7. Keep doing this till all the hair in the ponytail is rolled.

8. Leave rollers until completely cool.

9. Remove the rollers one by one.

10. After all rollers have been removed, slide ponytail band out. Swish your hair around and run your fingers through it.

Turn to your newborn and say, “Hello gorgeous, now you know where you got your good looks from!”

Though fashion is least of your priorities after the baby is born, looking good never hurt anyone! Here is how to keep your confidence going, within your comfort level of course...

Your baby is out but your bump hasn’t vanished overnight. So hang on to your maternity wardrobe for a while. You’ll need those comfort clothes for quite a few weeks following the delivery, till you gradually start coming back to shape.

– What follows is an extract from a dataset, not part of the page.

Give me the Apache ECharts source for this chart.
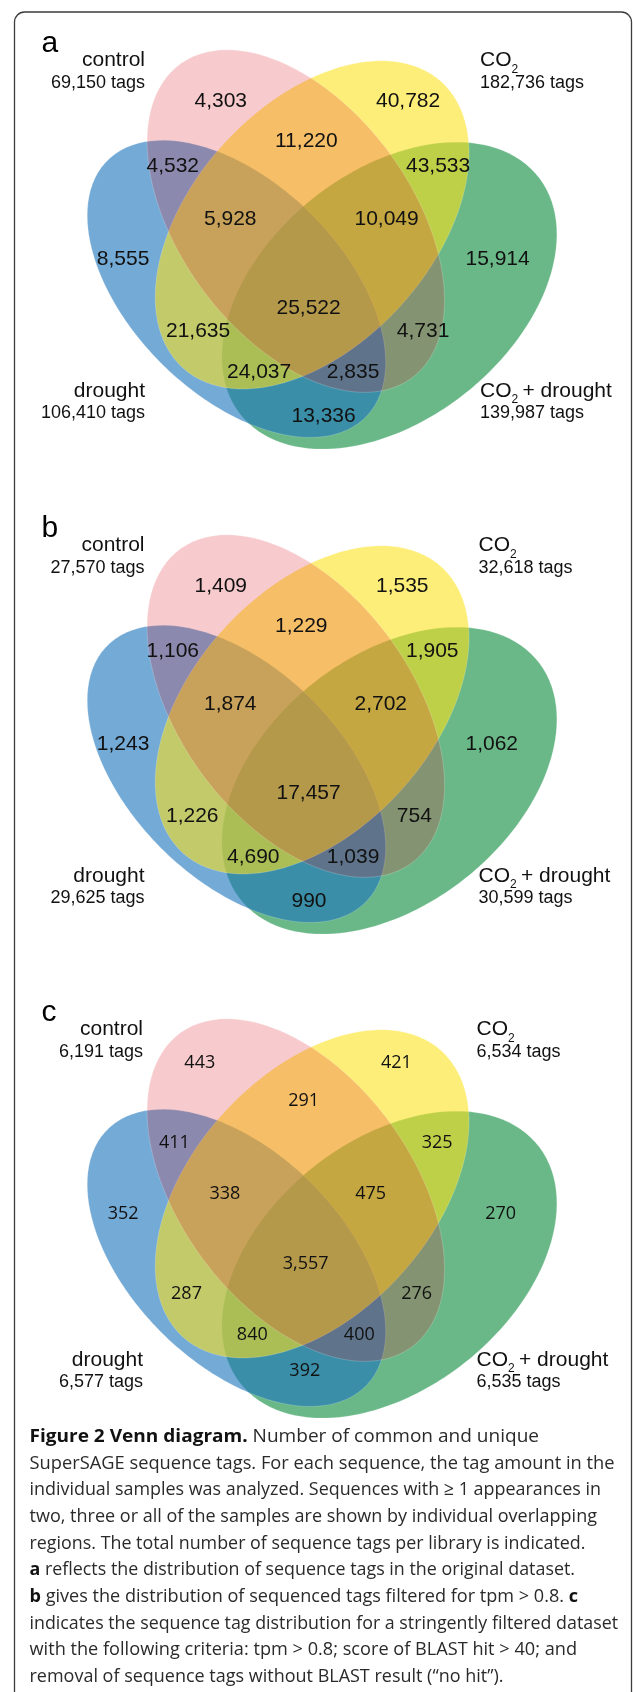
<!DOCTYPE html>
<html><head><meta charset="utf-8">
<script src="https://cdn.jsdelivr.net/npm/echarts@6/dist/echarts.min.js"></script>
<style>html,body{margin:0;padding:0;background:#fff;}#chart{width:633px;height:1692px;}</style>
</head><body><div id="chart"></div>
<script>
// ================= DATA =================
const setNames = ['control', 'CO2', 'drought', 'CO2 + drought'];
const panelLetters = ['a', 'b', 'c'];
// region order: C=control, O=CO2, D=drought, G=CO2+drought
const regionKeys = ['C','O','CO','CD','OG','COD','COG','D','G','CODG','OD','CG','ODG','CDG','DG'];
const countsA = [4303, 40782, 11220, 4532, 43533, 5928, 10049, 8555, 15914, 25522, 21635, 4731, 24037, 2835, 13336];
const countsB = [1409, 1535, 1229, 1106, 1905, 1874, 2702, 1243, 1062, 17457, 1226, 754, 4690, 1039, 990];
const countsC = [443, 421, 291, 411, 325, 338, 475, 352, 270, 3557, 287, 276, 840, 400, 392];
const totalsA = [69150, 182736, 106410, 139987];
const totalsB = [27570, 32618, 29625, 30599];
const totalsC = [6191, 6534, 6577, 6535];
const captionLines = [
  '{b|Figure 2 Venn diagram.} Number of common and unique',
  'SuperSAGE sequence tags. For each sequence, the tag amount in the',
  'individual samples was analyzed. Sequences with \u2265 1 appearances in',
  'two, three or all of the samples are shown by individual overlapping',
  'regions. The total number of sequence tags per library is indicated.',
  '{b|a} reflects the distribution of sequence tags in the original dataset.',
  '{b|b} gives the distribution of sequenced tags filtered for tpm > 0.8. {b|c}',
  'indicates the sequence tag distribution for a stringently filtered dataset',
  'with the following criteria: tpm > 0.8; score of BLAST hit > 40; and',
  'removal of sequence tags without BLAST result (\u201cno hit\u201d).'
];

// ================= LAYOUT (positions / styles) =================
const PANEL_Y = [0, 485, 969];
// boundary points (panel a frame), fitted to ellipses
const ELLIPSE_PTS = [
  // control (pink)
  [[146,140],[157,97],[217,52],[313,77],[390,155],[438,255],[443,300],[440,340],[427,367],[383,388],[356,392],[300,377],[228,316],[167,233]],
  // CO2 (yellow)
  [[385,60],[416,67],[454,100],[469,133],[462,200],[438,255],[380,325],[300,377],[260,390],[227,389],[203,380],[180,360],[154,300],[167,233],[218,152],[313,77]],
  // drought (blue)
  [[84,217],[93,180],[110,160],[157,142],[218,152],[307,208],[380,325],[385,357],[383,388],[367,413],[343,430],[313,440],[273,433],[233,417],[190,387],[150,350],[113,300],[93,250]],
  // CO2 + drought (green)
  [[469,142],[503,143],[529,167],[548,217],[547,267],[533,317],[507,360],[467,397],[427,420],[377,435],[333,440],[267,440],[247,427],[233,407],[227,390],[223,360],[223,340],[227,317],[307,208],[390,155]]
];
const FILL = ['rgba(220,29,42,0.23)', 'rgba(252,226,26,0.58)', 'rgba(27,116,188,0.61)', 'rgb(106,184,136)'];
const DRAW_ORDER = [3, 2, 1, 0];
// label anchors panels a,b (left x of text, middle y)
const AB_X = [194.5, 376, 275, 146.5, 406, 204, 354.5, 96.8, 465.5, 276.5, 166, 396.8, 227, 326.8, 291.5];
const AB_Y = [101, 101, 141, 166, 166, 219, 219, 259.5, 259.5, 308, 331.5, 331.5, 372, 372, 416.5];
// label anchors panel c (center x, middle y)
const C_X = [199.8, 396.4, 303.6, 174.4, 437.2, 224.9, 370.6, 123.1, 500.6, 305.6, 186.5, 416.6, 252.3, 359.3, 304.8];
const C_Y = [94.3, 94.3, 131.7, 174.3, 174.3, 225, 225, 245, 245, 295, 325, 325, 366, 366, 401.7];
const NAME_RIGHT = [145, 144.5, 143];
const NAME_LEFT = [480, 478.5, 476.5];
const NAME_BASE = [67.7, 67.7, 398, 398];
const TOTAL_BASE = [89, 89, 419.5, 419.5];
const CAP_X = 29.5;
const CAP_RIGHT = [539, 614.5, 601, 597, 585.5, 575, 578, 618, 577, 503.5];
const CAP_Y = [1436.7, 1463.3, 1490, 1516.7, 1543.3, 1570, 1596.7, 1623.3, 1650, 1676.7];
const CAP_SIZE = 18.6;
const ARIAL = '"Liberation Sans", Arial, sans-serif';
const MYRIAD = '"Open Sans", "Noto Sans", sans-serif';
const TXT = '#111';

// ================= helpers =================
const mctx = document.createElement('canvas').getContext('2d');
function tw(str, size, fam, weight) { mctx.font = (weight || 'normal') + ' ' + size + 'px ' + fam; return mctx.measureText(str).width; }
function fmt(v) { return String(v).replace(/\B(?=(\d{3})+(?!\d))/g, ','); }
function mid(base, size) { return base - 0.3465 * size; }
function richWidth(line) {
  let w = 0; const re = /\{b\|([^}]*)\}|([^{]+)/g; let m;
  while ((m = re.exec(line))) { if (m[1] !== undefined) w += tw(m[1], CAP_SIZE, MYRIAD, 'bold'); else w += tw(m[2], CAP_SIZE, MYRIAD); }
  return w;
}

function solve(M, v) {
  const n = v.length; const A = M.map((r, i) => r.concat([v[i]]));
  for (let i = 0; i < n; i++) {
    let p = i; for (let r = i + 1; r < n; r++) if (Math.abs(A[r][i]) > Math.abs(A[p][i])) p = r;
    [A[i], A[p]] = [A[p], A[i]];
    for (let r = 0; r < n; r++) { if (r === i) continue; const f = A[r][i] / A[i][i]; for (let c = i; c <= n; c++) A[r][c] -= f * A[i][c]; }
  }
  return A.map((r, i) => r[n] / r[i]);
}
function fitEllipse(pts) {
  let mx = 0, my = 0; pts.forEach(p => { mx += p[0]; my += p[1]; }); mx /= pts.length; my /= pts.length;
  const s = 100; const M = [0,1,2,3,4].map(() => [0,0,0,0,0]); const v = [0,0,0,0,0];
  pts.forEach(([X, Y]) => { const x = (X - mx) / s, y = (Y - my) / s; const r = [x*x, x*y, y*y, x, y];
    for (let i = 0; i < 5; i++) { v[i] += r[i]; for (let j = 0; j < 5; j++) M[i][j] += r[i] * r[j]; } });
  const [A, B, C, D, E] = solve(M, v);
  const det = 4 * A * C - B * B;
  const x0 = (B * E - 2 * C * D) / det, y0 = (B * D - 2 * A * E) / det;
  const F0 = A*x0*x0 + B*x0*y0 + C*y0*y0 + D*x0 + E*y0 - 1;
  const out = [];
  for (let i = 0; i < 180; i++) { const t = i / 180 * 2 * Math.PI, c = Math.cos(t), sn = Math.sin(t);
    const q = A*c*c + B*c*sn + C*sn*sn; const r = Math.sqrt(-F0 / q);
    out.push([mx + s * (x0 + r * c), my + s * (y0 + r * sn)]); }
  return out;
}
const POLYS = ELLIPSE_PTS.map(fitEllipse);

// ================= series data =================
const counts = [countsA, countsB, countsC];
const totals = [totalsA, totalsB, totalsC];
const ellipseData = [], regionData = [], setData = [];
for (let p = 0; p < 3; p++) {
  DRAW_ORDER.forEach(k => ellipseData.push([p, k]));
  counts[p].forEach((v, r) => regionData.push([p, r, v]));
  totals[p].forEach((v, k) => setData.push([p, k, v]));
}

function nameChildren(name, x0, base, align) {
  const size = 21;
  if (align === 'right') return [{ type: 'text', x: x0, y: mid(base, size), style: { text: name, fontSize: size, fontFamily: ARIAL, fill: TXT, align: 'right', verticalAlign: 'middle' } }];
  const out = []; let x = x0;
  if (name.indexOf('CO2') === 0) {
    out.push({ type: 'text', x: x, y: mid(base, size), style: { text: 'CO', fontSize: size, fontFamily: ARIAL, fill: TXT, align: 'left', verticalAlign: 'middle' } });
    x += tw('CO', size, ARIAL);
    out.push({ type: 'text', x: x, y: mid(base + 6, 12), style: { text: '2', fontSize: 12, fontFamily: ARIAL, fill: TXT, align: 'left', verticalAlign: 'middle' } });
    x += tw('2', 12, ARIAL) - 1.5;
    const rest = name.slice(3);
    if (rest) out.push({ type: 'text', x: x, y: mid(base, size), style: { text: rest, fontSize: size, fontFamily: ARIAL, fill: TXT, align: 'left', verticalAlign: 'middle' } });
  } else {
    out.push({ type: 'text', x: x, y: mid(base, size), style: { text: name, fontSize: size, fontFamily: ARIAL, fill: TXT, align: 'left', verticalAlign: 'middle' } });
  }
  return out;
}

const chart = echarts.init(document.getElementById('chart'), null, { renderer: 'canvas' });
chart.setOption({
  animation: false,
  backgroundColor: '#ffffff',
  grid: { left: 0, right: 0, top: 0, bottom: 0 },
  xAxis: { type: 'value', min: 0, max: 633, show: false },
  yAxis: { type: 'value', min: 0, max: 1692, inverse: true, show: false },
  graphic: [
    { type: 'rect', shape: { x: 14.5, y: 12, width: 617, height: 1760, r: 10 }, style: { fill: 'none', stroke: '#3d3d3d', lineWidth: 1.3 }, z: 1 }
  ].concat(captionLines.map((t, i) => ({
    type: 'text', x: CAP_X, y: CAP_Y[i], scaleX: (CAP_RIGHT[i] - CAP_X) / richWidth(t), originX: 0, originY: 0, z: 5,
    style: { text: t, fontSize: CAP_SIZE, fontFamily: MYRIAD, fill: '#2a2a2a', align: 'left', verticalAlign: 'middle',
      rich: { b: { fontSize: CAP_SIZE, fontFamily: MYRIAD, fontWeight: 'bold', fill: '#111' } } }
  }))),
  series: [
    {
      type: 'custom', coordinateSystem: 'cartesian2d', data: ellipseData, silent: true, z: 2,
      renderItem: function (params, api) {
        const p = api.value(0), k = api.value(1);
        const pts = POLYS[k].map(q => api.coord([q[0], q[1] + PANEL_Y[p]]));
        return { type: 'polygon', shape: { points: pts }, style: { fill: FILL[k], stroke: 'rgba(255,255,255,0.28)', lineWidth: 0.7 } };
      }
    },
    {
      type: 'custom', coordinateSystem: 'cartesian2d', data: regionData, silent: true, z: 3,
      renderItem: function (params, api) {
        const p = api.value(0), r = api.value(1), v = api.value(2);
        if (p < 2) {
          const pt = api.coord([AB_X[r], AB_Y[r] + PANEL_Y[p]]);
          return { type: 'text', x: pt[0], y: pt[1], style: { text: fmt(v), fontSize: 21, fontFamily: ARIAL, fill: TXT, align: 'left', verticalAlign: 'middle' } };
        }
        const pt = api.coord([C_X[r], C_Y[r] + PANEL_Y[p]]);
        return { type: 'text', x: pt[0], y: pt[1], style: { text: fmt(v), fontSize: 18, fontFamily: MYRIAD, fill: TXT, align: 'center', verticalAlign: 'middle' } };
      }
    },
    {
      type: 'custom', coordinateSystem: 'cartesian2d', data: setData, silent: true, z: 3,
      renderItem: function (params, api) {
        const p = api.value(0), k = api.value(1), v = api.value(2);
        const right = (k === 0 || k === 2);
        const ax = right ? NAME_RIGHT[p] : NAME_LEFT[p];
        const o = api.coord([ax, PANEL_Y[p]]);
        const children = nameChildren(setNames[k], o[0], o[1] + NAME_BASE[k], right ? 'right' : 'left');
        children.push({ type: 'text', x: o[0], y: mid(o[1] + TOTAL_BASE[k], 18), style: { text: fmt(v) + ' tags', fontSize: 18, fontFamily: ARIAL, fill: TXT, align: right ? 'right' : 'left', verticalAlign: 'middle' } });
        return { type: 'group', children: children };
      }
    },
    {
      type: 'custom', coordinateSystem: 'cartesian2d', data: panelLetters.map((l, p) => [p]), silent: true, z: 3,
      renderItem: function (params, api) {
        const p = api.value(0);
        const o = api.coord([41.5, PANEL_Y[p] + 54]);
        return { type: 'text', x: o[0], y: mid(o[1], 30), style: { text: panelLetters[p], fontSize: 30, fontFamily: ARIAL, fill: '#000', align: 'left', verticalAlign: 'middle' } };
      }
    }
  ]
});
</script>
</body></html>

Camouflaging is the key. The bump looked super cute with the baby inside but not anymore. So your style focus now should be to hide the bump as aesthetically as possible. Dark colours are a good bet in this regard.

Choose the silhouettes carefully. It’s the time to avoid short tops and figure-hugging shapes since that will only draw attention to your flaws. Post-delivery, you are likely to lose the excess flab on your arms, thighs and shoulder much faster than your tummy. So understand your body and choose accordingly. For instance, kaftan tops and maxi dresses are likely to work better for you now than slimmer shapes.

Invest in wraps and capes of every kind for those cover-up jobs. They are forever fashionable and work superbly to layer and cover your problem areas.

Accessorise cleverly with scarves and even long chains that draw away attention from your bulging tummy.lIf you are dying to wear your favourite dress that definitely doesn’t flatter your form anymore, a safe bet would be to resort to Spanx or similar body shapers.

Invest in relaxing beauty rituals like manicure, pedicure, facial and even a luxurious body massage (with your doctor’s permission if you’ve had a Caesarean section) as these will make you appear overall well-groomed and styled. Also, go for a good haircut for a fresh new look. You can’t wish away those excess kilos instantly but you definitely can work in other ways to improve your general appearance.